"We know it's hard but we want to show that nothing is impossible." That's Bubista — coach Pedro Leitão Brito, Africa's Coach of the Year — talking about Cape Verde's 2026 World Cup campaign. And he's not just spinning lines for a press conference. The numbers back him up.
Cape Verde won seven of their ten qualifying games, lost just once, and put away Cameroon at home — a result that should have turned more heads than it did. For a nation of fewer than 600,000 people scattered across ten islands off the West African coast, this isn't a fluke. It's a footballing achievement that belongs in the same conversation as Iceland's 2018 breakthrough.
A squad built across continents
The Blue Sharks aren't just relying on what the islands produce. Centre-back Roberto Lopes was born in Ireland to an Irish mother and Cape Verdean father. Logan Costa — who lines up for Villarreal in La Liga — was born in France to Cape Verdean parents. The squad is a product of a diaspora that has been sending people abroad for generations, and now those people are coming back to represent the country on the world's biggest stage.

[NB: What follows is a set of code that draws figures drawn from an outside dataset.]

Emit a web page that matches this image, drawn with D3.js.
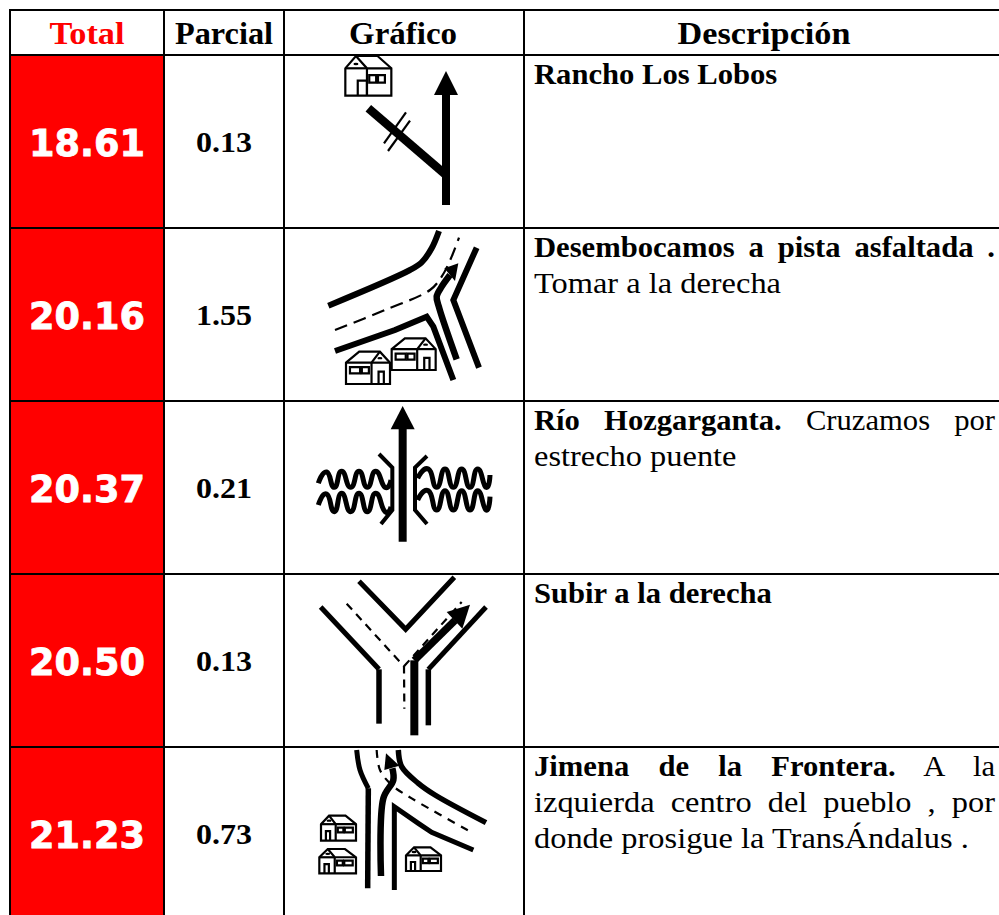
<!DOCTYPE html>
<html><head><meta charset="utf-8">
<script src="https://cdn.jsdelivr.net/npm/d3@7"></script>
<style>html,body{margin:0;padding:0;background:#fff;overflow:hidden}svg{display:block}</style>
</head><body><div id="c"></div>
<script>
const headers = ["Total","Parcial","Gráfico","Descripción"];
const totals = ["18.61","20.16","20.37","20.50","21.23"];
const partials = ["0.13","1.55","0.21","0.13","0.73"];
const descriptions = [
  [{b:1,t:"Rancho Los Lobos"}],
  [{b:1,t:"Desembocamos a pista asfaltada .",j:1},{t:"Tomar a la derecha"}],
  [{b:1,t:"Río Hozgarganta.",j:1,r:" Cruzamos por"},{t:"estrecho puente"}],
  [{b:1,t:"Subir a la derecha"}],
  [{b:1,t:"Jimena de la Frontera.",j:1,r:" A la"},{t:"izquierda centro del pueblo , por",j:1},{t:"donde prosigue la TransÁndalus ."}]
];

const W=999,H=915,SERIF="'Liberation Serif',serif";
const svg=d3.select("#c").append("svg").attr("width",W).attr("height",H);
const colX=[10,164,284,524,1000];
const headTop=10,rowTop=55,rowH=173;
const yRow=d3.scaleLinear().domain([0,1]).range([rowTop,rowTop+rowH]);

svg.selectAll("rect.total").data(totals).join("rect").attr("class","total")
  .attr("x",colX[0]).attr("width",colX[1]-colX[0]).attr("y",(d,i)=>yRow(i)).attr("height",rowH).attr("fill","#f00");

const headW=[75,98,108,173];
svg.selectAll("text.h").data(headers).join("text").attr("class","h").text(d=>d)
  .attr("x",(d,i)=>(colX[i]+colX[i+1])/2-(i==3?-2:0)-(i==2?1:0))
  .attr("y",44).attr("text-anchor","middle").attr("font-family",SERIF).attr("font-weight","bold").attr("font-size",31)
  .attr("fill",(d,i)=>i==0?"#f00":"#000")
  .attr("textLength",(d,i)=>headW[i]).attr("lengthAdjust","spacingAndGlyphs");

svg.selectAll("text.tot").data(totals).join("text").attr("class","tot").text(d=>d)
  .attr("x",87).attr("y",(d,i)=>yRow(i)+100.5).attr("text-anchor","middle")
  .attr("font-family","'DejaVu Sans'").attr("font-weight","bold").attr("font-size",37).attr("fill","#fff")
  .attr("stroke","#fff").attr("stroke-width",0.8)
  .attr("textLength",116).attr("lengthAdjust","spacingAndGlyphs");
svg.selectAll("text.par").data(partials).join("text").attr("class","par").text(d=>d)
  .attr("x",224).attr("y",(d,i)=>yRow(i)+97).attr("text-anchor","middle")
  .attr("font-family",SERIF).attr("font-weight","bold").attr("font-size",29)
  .attr("textLength",56).attr("lengthAdjust","spacingAndGlyphs");

const descX=534,descR=995,lineH=36,KB=1.056,KR=1.118;
descriptions.forEach((lines,ri)=>{
  lines.forEach((ln,li)=>{
    const K=ln.b?KB:KR;
    const t=svg.append("text").attr("class","desc").attr("font-family",SERIF).attr("font-size",29)
      .attr("transform",`translate(${descX},${yRow(ri)+28.5+li*lineH}) scale(${K},1)`).attr("xml:space","preserve");
    t.append("tspan").attr("font-weight",ln.b?"bold":"normal").text(ln.t);
    if(ln.r) t.append("tspan").text(ln.r);
    if(ln.j){
      const nat=t.node().getComputedTextLength();
      const n=(ln.t+(ln.r||"")).split(" ").length-1;
      t.attr("word-spacing",((descR-descX)/K-nat)/n);
    }
  });
});

const ink=svg.append("g").attr("fill","none").attr("stroke","#000");
function iconScales(ox,oy){return [d3.scaleLinear().domain([0,3]).range([ox,ox+1]),d3.scaleLinear().domain([0,3]).range([oy,oy+1])];}
function stroke(o,pts,w,curve,dash){
  const [sx,sy]=o;
  ink.append("path").attr("d",d3.line().x(p=>sx(p[0])).y(p=>sy(p[1])).curve(curve||d3.curveLinear)(pts))
    .attr("stroke-width",w).attr("stroke-dasharray",dash||null);
}
function head(o,pts){
  const [sx,sy]=o;
  ink.append("path").attr("d",d3.line().x(p=>sx(p[0])).y(p=>sy(p[1]))(pts)+"Z").attr("fill","#000").attr("stroke","none");
}
function house(o,x0,y0,w,h,flip,opt){
  opt=opt||{};
  const [sx,sy]=o;
  const X=t=>sx(flip?x0+w-t*w:x0+t*w),Y=t=>sy(y0+t*h);
  const wt=opt.wt||.34,dv=opt.dv||.58,dr=opt.door||[.74,.86],w1=opt.w1||[.09,.32],w2=opt.w2||[.36,.52];
  const g=svg.append("g").attr("fill","#fff").attr("stroke","#000").attr("stroke-width",2.2);
  const l=a=>d3.line().x(p=>X(p[0])).y(p=>Y(p[1]))(a);
  g.append("path").attr("d",l([[0,wt],[.3,0],[.77,0],[1,wt],[1,1],[0,1]])+"Z");
  g.append("path").attr("fill","none").attr("d",l([[0,wt],[dv,wt],[.77,0]]));
  g.append("path").attr("fill","none").attr("d",l([[dv,wt],[dv,1]]));
  g.append("path").attr("fill","none").attr("d",l([[dv,wt],[1,wt]]));
  g.append("path").attr("fill","none").attr("d",l([[dr[0],1],[dr[0],.62],[dr[1],.62],[dr[1],1]]));
  g.append("path").attr("d",l([[w1[0],.48],[w1[1],.48],[w1[1],.67],[w1[0],.67]])+"Z");
  g.append("path").attr("d",l([[w2[0],.48],[w2[1],.48],[w2[1],.67],[w2[0],.67]])+"Z");
  g.append("ellipse").attr("cx",X(.77)).attr("cy",Y(.2)).attr("rx",2.5).attr("ry",1.2).attr("fill","#000").attr("stroke","none");
}
const cr=d3.curveCatmullRom;

{const o=iconScales(0,0);
 stroke(o,[[1338,615],[1338,270]],8);
 head(o,[[1338,213],[1374,285],[1302,285]]);
 stroke(o,[[1105,325],[1338,525]],8.5);
 stroke(o,[[1152,430],[1218,337]],2.2);
 stroke(o,[[1164,453],[1230,362]],2.2);
 house(o,1036,168,138,119,true,{door:[.53,.73],dv:.53,w1:[.14,.29],w2:[.33,.48],wt:.31});
}
{const o=iconScales(285,225);
 stroke(o,[[130,242],[375,135],[410,112],[440,70],[462,18]],6,cr);
 stroke(o,[[150,315],[300,255],[435,195],[470,155],[500,95],[522,38]],2.2,cr,"13 7");
 stroke(o,[[150,378],[330,315],[425,275],[445,305],[505,465]],6);
 stroke(o,[[575,68],[505,225],[582,428]],6);
 stroke(o,[[515,403],[463,250],[455,215],[470,185],[495,150]],6.5,cr);
 head(o,[[520,115],[510,168],[478,130]]);
 house(o,320,340,132,95,false);
 house(o,183,380,132,97,false);
}
{const o=iconScales(285,400);
 stroke(o,[[353,425],[353,80]],8);
 head(o,[[353,18],[389,88],[317,88]]);
 stroke(o,[[282,162],[322,203],[322,330],[288,372]],4);
 stroke(o,[[426,168],[390,203],[390,330],[426,372]],4);
 const wave=[
  [[100,250],[125,216],[148,262],[170,214],[197,262],[222,214],[247,262],[272,214],[300,262],[318,240]],
  [[100,315],[125,282],[148,335],[170,280],[197,335],[222,280],[247,335],[272,280],[300,335],[318,320]],
  [[398,235],[430,207],[455,262],[480,207],[505,262],[530,207],[555,262],[578,207],[603,262],[615,225]],
  [[398,300],[430,272],[455,330],[480,272],[505,330],[530,272],[555,330],[578,272],[603,330],[615,290]]];
 wave.forEach(w=>stroke(o,w,5,d3.curveCardinal.tension(-0.7)));
}
{const o=iconScales(285,572);
 stroke(o,[[222,28],[362,172],[508,16]],5);
 stroke(o,[[107,105],[282,292]],5);
 stroke(o,[[282,292],[282,455]],5.5);
 stroke(o,[[603,105],[430,292]],5);
 stroke(o,[[430,292],[430,460]],5.5);
 stroke(o,[[185,95],[357,283],[358,410]],2.2,null,"8 6");
 stroke(o,[[357,283],[530,90]],2.2,null,"8 6");
 stroke(o,[[388,490],[388,265]],8);
 stroke(o,[[388,265],[510,145]],7.5);
 head(o,[[555,98],[532,170],[485,120]]);
}
{const o=iconScales(285,745);
 stroke(o,[[215,15],[225,75],[250,130]],5,cr);
 stroke(o,[[250,130],[248,430]],5.5);
 stroke(o,[[340,15],[350,65],[400,115],[450,150],[603,233]],5.5,cr);
 stroke(o,[[328,435],[328,185],[400,235],[440,262],[565,315]],5);
 stroke(o,[[275,15],[285,75],[320,120],[380,160],[560,262]],2.2,cr,"8 7");
 stroke(o,[[288,393],[295,160],[325,105],[322,70]],6.5,cr);
 head(o,[[303,25],[343,62],[298,75]]);
 house(o,108,212,105,75,true);
 house(o,103,312,110,73,true);
 house(o,363,307,105,71,true);
}

const grid=svg.append("g").attr("stroke","#000").attr("stroke-width",2);
const hLines=[headTop,rowTop,...d3.range(1,5).map(i=>yRow(i))];
grid.selectAll("line.hl").data(hLines).join("line").attr("class","hl")
  .attr("x1",colX[0]-1).attr("x2",W).attr("y1",d=>d).attr("y2",d=>d);
grid.selectAll("line.vl").data(colX.slice(0,4)).join("line").attr("class","vl")
  .attr("x1",d=>d).attr("x2",d=>d).attr("y1",headTop).attr("y2",H);
</script></body></html>
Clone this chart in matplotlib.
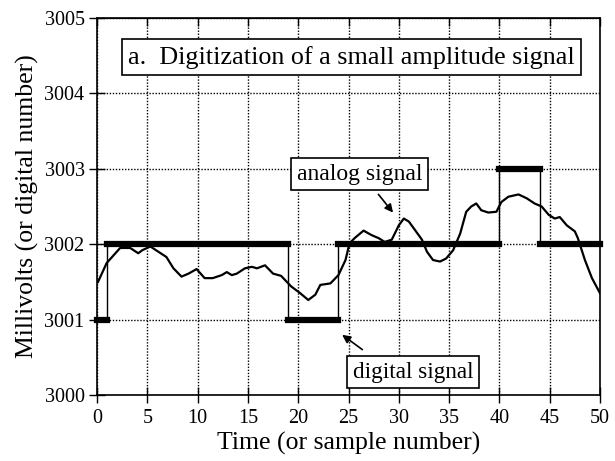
import matplotlib
matplotlib.use("Agg")
import matplotlib.pyplot as plt
import numpy as np

# ---- data ----
analog_t = [0.1, 0.96, 2.3, 3.3, 4.1, 4.5, 5.3, 6.1, 6.9, 7.6, 8.4, 9.1, 9.9, 10.7, 11.5,
            12.4, 12.9, 13.4, 13.9, 14.7, 15.4, 15.9, 16.7, 17.5, 18.3, 19.3, 20.2, 21.0,
            21.7, 22.2, 23.2, 24.0, 24.7, 25.1, 25.6, 26.5, 27.3, 28.0, 28.6, 29.3, 30.0,
            30.5, 31.0, 31.6, 32.3, 32.8, 33.4, 34.1, 34.7, 35.4, 36.1, 36.7, 37.2, 37.7,
            38.2, 38.9, 39.7, 40.2, 40.9, 41.9, 42.7, 43.5, 44.2, 44.9, 45.5, 46.0, 46.7,
            47.5, 47.8, 48.5, 49.2, 50.0]
analog_v = [3001.50, 3001.75, 3001.95, 3001.95, 3001.88, 3001.92, 3001.97, 3001.90, 3001.83,
            3001.68, 3001.57, 3001.61, 3001.67, 3001.55, 3001.55, 3001.59, 3001.63, 3001.59,
            3001.61, 3001.68, 3001.70, 3001.68, 3001.72, 3001.61, 3001.58, 3001.44, 3001.35,
            3001.26, 3001.33, 3001.46, 3001.48, 3001.59, 3001.79, 3002.01, 3002.08, 3002.18,
            3002.12, 3002.08, 3002.03, 3002.06, 3002.25, 3002.34, 3002.30, 3002.19, 3002.06,
            3001.90, 3001.79, 3001.77, 3001.81, 3001.92, 3002.14, 3002.43, 3002.50, 3002.54,
            3002.45, 3002.42, 3002.43, 3002.56, 3002.63, 3002.66, 3002.61, 3002.54, 3002.50,
            3002.39, 3002.34, 3002.36, 3002.25, 3002.17, 3002.08, 3001.79, 3001.55, 3001.35]

digital_edges = [0, 1, 19, 24, 40, 44, 50]
digital_levels = [3001, 3002, 3001, 3002, 3003, 3002]

x_ticks = list(range(0, 51, 5))
y_ticks = [3000, 3001, 3002, 3003, 3004, 3005]

title_text = "a.  Digitization of a small amplitude signal"
analog_label = "analog signal"
digital_label = "digital signal"
xlabel = "Time (or sample number)"
ylabel = "Millivolts (or digital number)"

# ---- figure ----
plt.rcParams['font.family'] = ['Liberation Serif', 'DejaVu Serif']
fig = plt.figure(figsize=(6.15, 4.61), dpi=100)
ax = fig.add_axes([97/615, 1-395/461, (600-97)/615, (395-18)/461])

ax.set_xlim(0, 50)
ax.set_ylim(3000, 3005)
ax.set_xticks(x_ticks)
ax.set_yticks(y_ticks)
ax.tick_params(axis='both', direction='inout', length=12, width=1, labelsize=14.5)
ax.tick_params(axis='x', pad=4)
ax.tick_params(axis='y', pad=3)
ax.grid(True, color='black', linestyle=(0, (1, 1.2)), linewidth=1.0)
for s in ax.spines.values():
    s.set_linewidth(1.2)

sec = ax.secondary_xaxis('top')
sec.set_xticks(x_ticks)
sec.tick_params(direction='in', length=6, width=1, labeltop=False)

# digital signal
ax.hlines(digital_levels, digital_edges[:-1], digital_edges[1:], colors='black',
          linewidth=4.5, zorder=3, clip_on=False, capstyle='projecting')
for i in range(1, len(digital_edges) - 1):
    lo, hi = sorted([digital_levels[i - 1], digital_levels[i]])
    ax.vlines(digital_edges[i], lo, hi, colors='black', linewidth=1.0, zorder=3)

# analog signal
ax.plot(analog_t, analog_v, color='black', linewidth=1.6, zorder=4)

# labels
ax.set_xlabel(xlabel, fontsize=18.5, labelpad=3)
ax.set_ylabel(ylabel, fontsize=18.5, labelpad=4)

box = dict(boxstyle='square,pad=0.25', facecolor='white', edgecolor='black', linewidth=1.2)
ax.text(3.1, 3004.48, title_text, fontsize=18.8, ha='left', va='center', bbox=box, zorder=6)
ax.text(26.1, 3002.93, analog_label, fontsize=17, ha='center', va='center', bbox=box, zorder=6)
ax.text(31.4, 3000.305, digital_label, fontsize=16.7, ha='center', va='center', bbox=box, zorder=6)

ax.annotate('', xy=(29.6, 3002.39), xytext=(27.8, 3002.69),
            arrowprops=dict(arrowstyle='-|>', color='black', lw=1.2, mutation_scale=12), zorder=6)
ax.annotate('', xy=(24.15, 3000.82), xytext=(26.6, 3000.58),
            arrowprops=dict(arrowstyle='-|>', color='black', lw=1.2, mutation_scale=12), zorder=6)

fig.savefig('out.png', dpi=100)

That combination of local grit and European-level polish is exactly what made qualifying possible. It's also what makes Cape Verde a tricky proposition to dismiss entirely in group stage betting.
Group stage reality check
The draw was not kind. Spain, Uruguay, and Saudi Arabia await in the group stage. Spain are tournament favourites. Uruguay are two-time world champions with a history of grinding out results against sides they're supposed to beat. Saudi Arabia, ranked 61st — eight places above Cape Verde — will fancy themselves as the group's safe passage through.
On paper, Cape Verde are the sacrificial lambs. In practice, any team that upset Cameroon in qualifying and lost just once across ten games has earned the right to be taken seriously for at least one result.
Back in Mindelo, on the island of São Vicente, locals are already planning for full bars and full hearts. Pensioner Jorge Goncales put it simply: "The whole world comes to us. Now we go out to the world."
At 69th in the world ranking, the Blue Sharks are the underdogs. That much is settled. Whether they stay that way for the full tournament is a different question.